§ Recorded data
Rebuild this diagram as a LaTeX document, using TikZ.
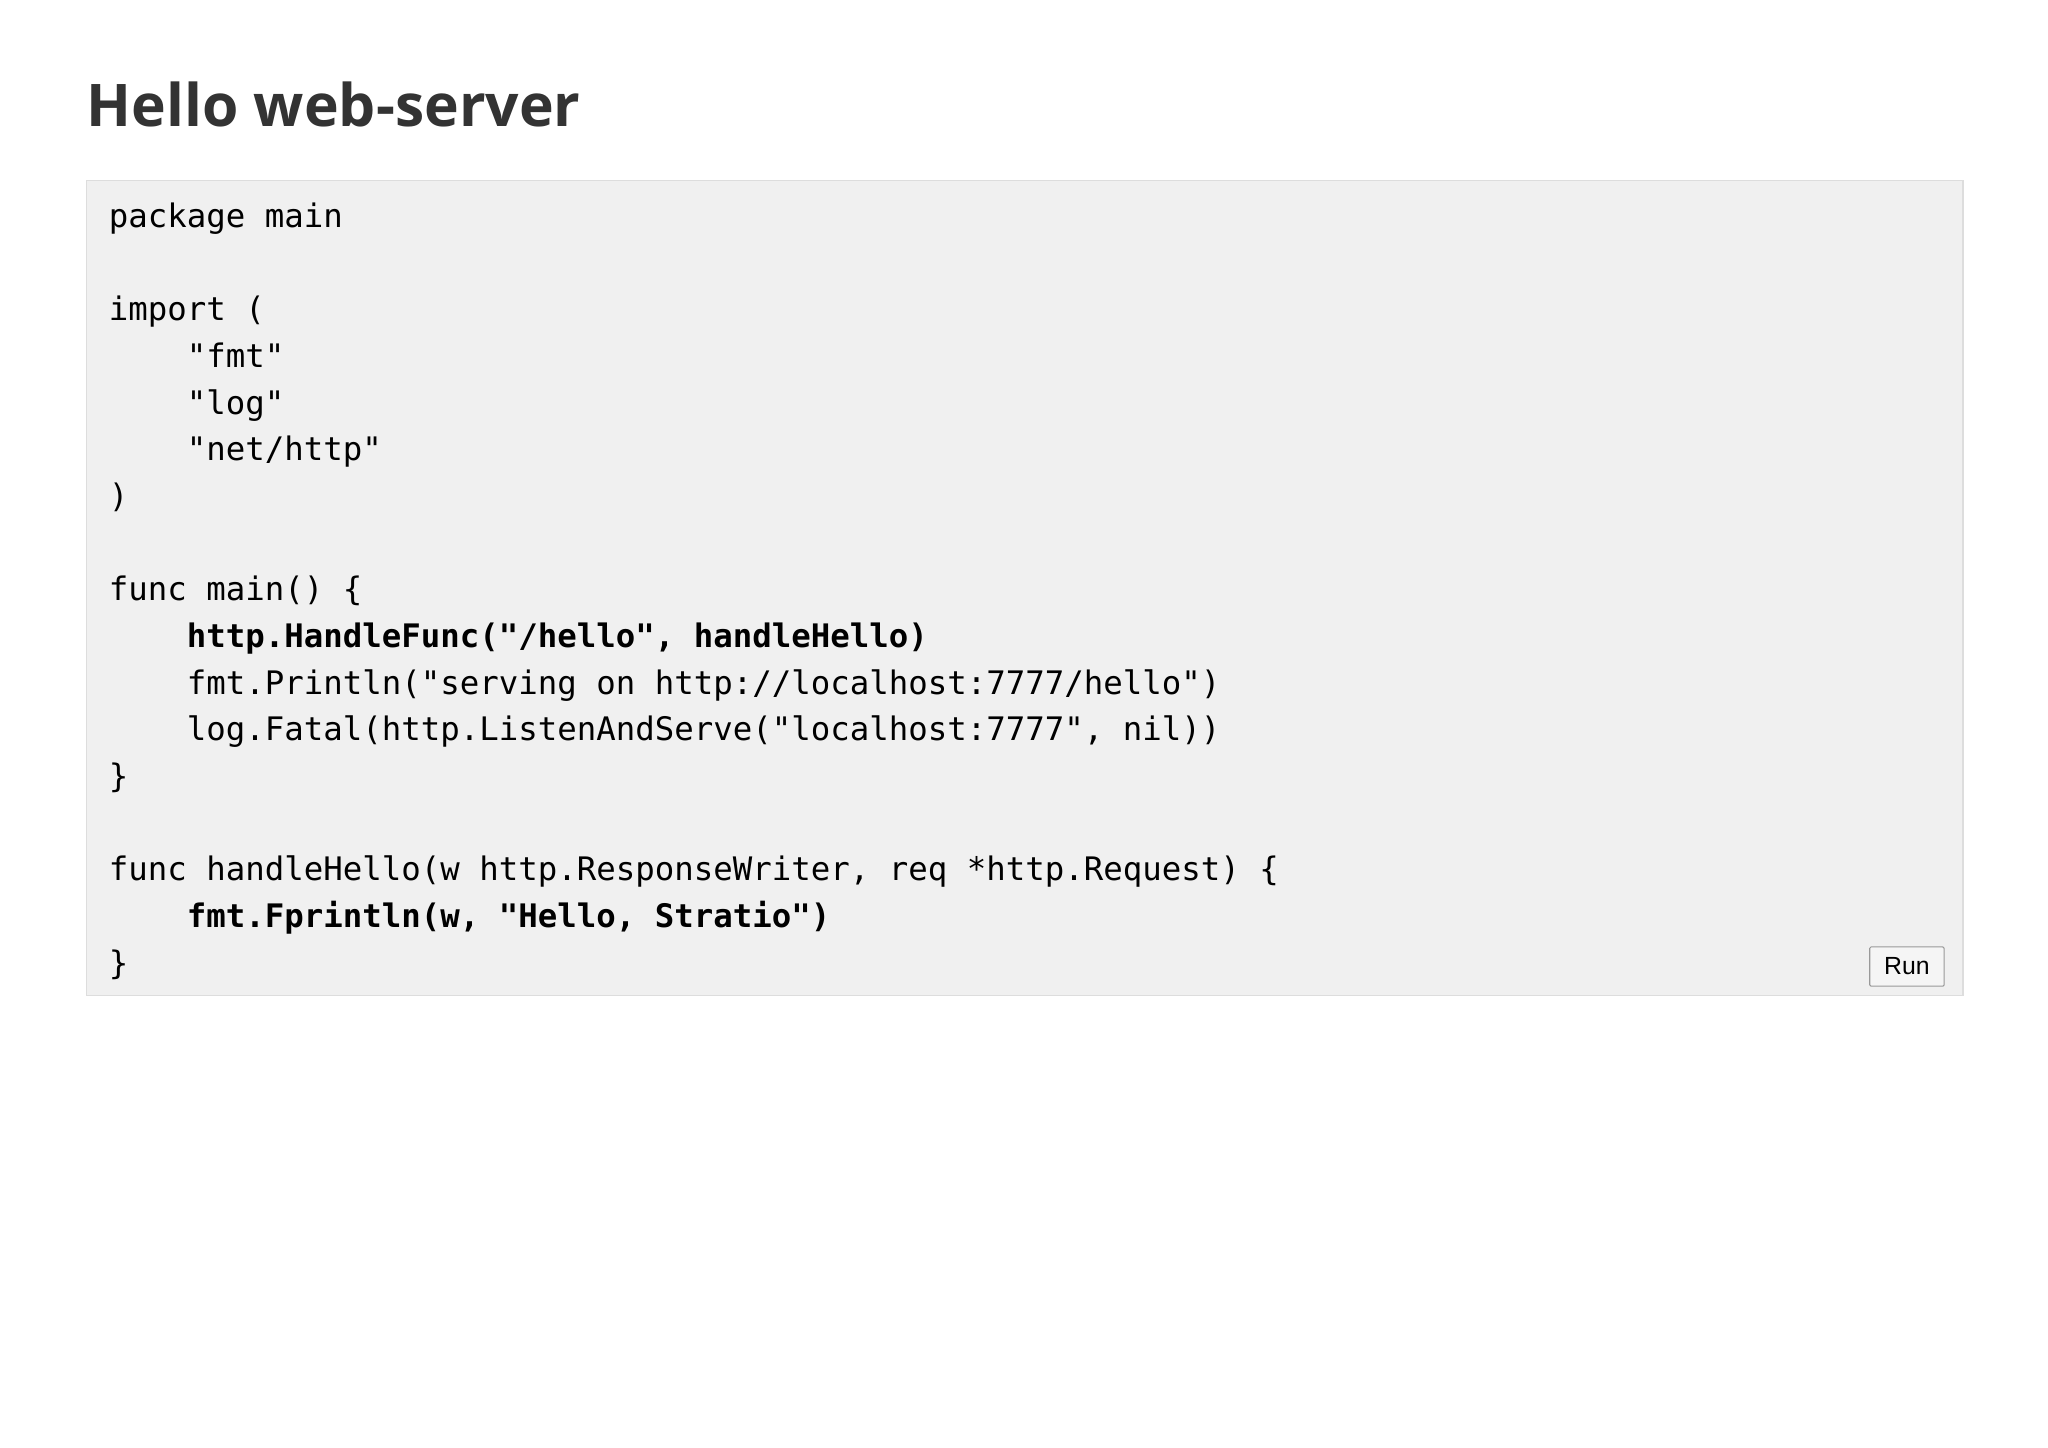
\documentclass[tikz,border=0pt]{standalone}
\usepackage{fontspec}
\setmainfont{Open Sans}
\newfontfamily\codefont{DejaVu Sans Mono}
\newfontfamily\btnfont{Liberation Sans}
\definecolor{codebg}{HTML}{F0F0F0}
\definecolor{codeborder}{HTML}{DDDDDD}
\definecolor{titlec}{HTML}{333333}
\tikzset{codeline/.style={anchor=base west,inner sep=0pt,font=\codefont\fontsize{12.4}{14}\selectfont,text=black}}
\begin{document}
\begin{tikzpicture}[x=0.5pt,y=-0.5pt]
\useasboundingbox (0,0) rectangle (1568,1108);
\fill[white] (0,0) rectangle (1568,1108);
\node[anchor=base west,inner sep=0pt,text=titlec,font=\bfseries\fontsize{22.5}{26}\selectfont] (title) at (66,97) {Hello web-server};
\draw[codeborder,fill=codebg,line width=0.5pt] (66,138) rectangle (1503,762);
\foreach \t [count=\i from 0] in {
 {package main},{},{import (},{\ \ \ \ "fmt"},{\ \ \ \ "log"},{\ \ \ \ "net/http"},{)},{},
 {func main() \{},{},{\ \ \ \ fmt.Println("serving on http://localhost:7777/hello")},
 {\ \ \ \ log.Fatal(http.ListenAndServe("localhost:7777", nil))},{\}},{},
 {func handleHello(w http.ResponseWriter, req *http.Request) \{},{},{\}}}
 {\node[codeline] (l\i) at (83,{174+\i*35.75}) {\t};}
\node[codeline,font=\codefont\bfseries\fontsize{12.4}{14}\selectfont] (b1) at (83,{174+9*35.75}) {\ \ \ \ http.HandleFunc("/hello", handleHello)};
\node[codeline,font=\codefont\bfseries\fontsize{12.4}{14}\selectfont] (b2) at (83,{174+15*35.75}) {\ \ \ \ fmt.Fprintln(w, "Hello, Stratio")};
\node[draw=gray!80,fill=gray!8,minimum width=57\pgflinewidth,inner sep=0pt,font=\btnfont\fontsize{9.5}{11}\selectfont,rounded corners=0.5pt,minimum width=28.5pt,minimum height=15pt] (run) at (1460,740) {Run};
\end{tikzpicture}
\end{document}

§ Given instruction
Repeat verbatim all the material, but not the pictures.

§ Answer to the exercise
Rebuild this diagram as a LaTeX document, using TikZ.
\documentclass[tikz,border=0pt]{standalone}
\usepackage{fontspec}
\setmainfont{Open Sans}
\newfontfamily\codefont{DejaVu Sans Mono}
\newfontfamily\btnfont{Liberation Sans}
\definecolor{codebg}{HTML}{F0F0F0}
\definecolor{codeborder}{HTML}{DDDDDD}
\definecolor{titlec}{HTML}{333333}
\tikzset{codeline/.style={anchor=base west,inner sep=0pt,font=\codefont\fontsize{12.4}{14}\selectfont,text=black}}
\begin{document}
\begin{tikzpicture}[x=0.5pt,y=-0.5pt]
\useasboundingbox (0,0) rectangle (1568,1108);
\fill[white] (0,0) rectangle (1568,1108);
\node[anchor=base west,inner sep=0pt,text=titlec,font=\bfseries\fontsize{22.5}{26}\selectfont] (title) at (66,97) {Hello web-server};
\draw[codeborder,fill=codebg,line width=0.5pt] (66,138) rectangle (1503,762);
\foreach \t [count=\i from 0] in {
 {package main},{},{import (},{\ \ \ \ "fmt"},{\ \ \ \ "log"},{\ \ \ \ "net/http"},{)},{},
 {func main() \{},{},{\ \ \ \ fmt.Println("serving on http://localhost:7777/hello")},
 {\ \ \ \ log.Fatal(http.ListenAndServe("localhost:7777", nil))},{\}},{},
 {func handleHello(w http.ResponseWriter, req *http.Request) \{},{},{\}}}
 {\node[codeline] (l\i) at (83,{174+\i*35.75}) {\t};}
\node[codeline,font=\codefont\bfseries\fontsize{12.4}{14}\selectfont] (b1) at (83,{174+9*35.75}) {\ \ \ \ http.HandleFunc("/hello", handleHello)};
\node[codeline,font=\codefont\bfseries\fontsize{12.4}{14}\selectfont] (b2) at (83,{174+15*35.75}) {\ \ \ \ fmt.Fprintln(w, "Hello, Stratio")};
\node[draw=gray!80,fill=gray!8,minimum width=57\pgflinewidth,inner sep=0pt,font=\btnfont\fontsize{9.5}{11}\selectfont,rounded corners=0.5pt,minimum width=28.5pt,minimum height=15pt] (run) at (1460,740) {Run};
\end{tikzpicture}
\end{document}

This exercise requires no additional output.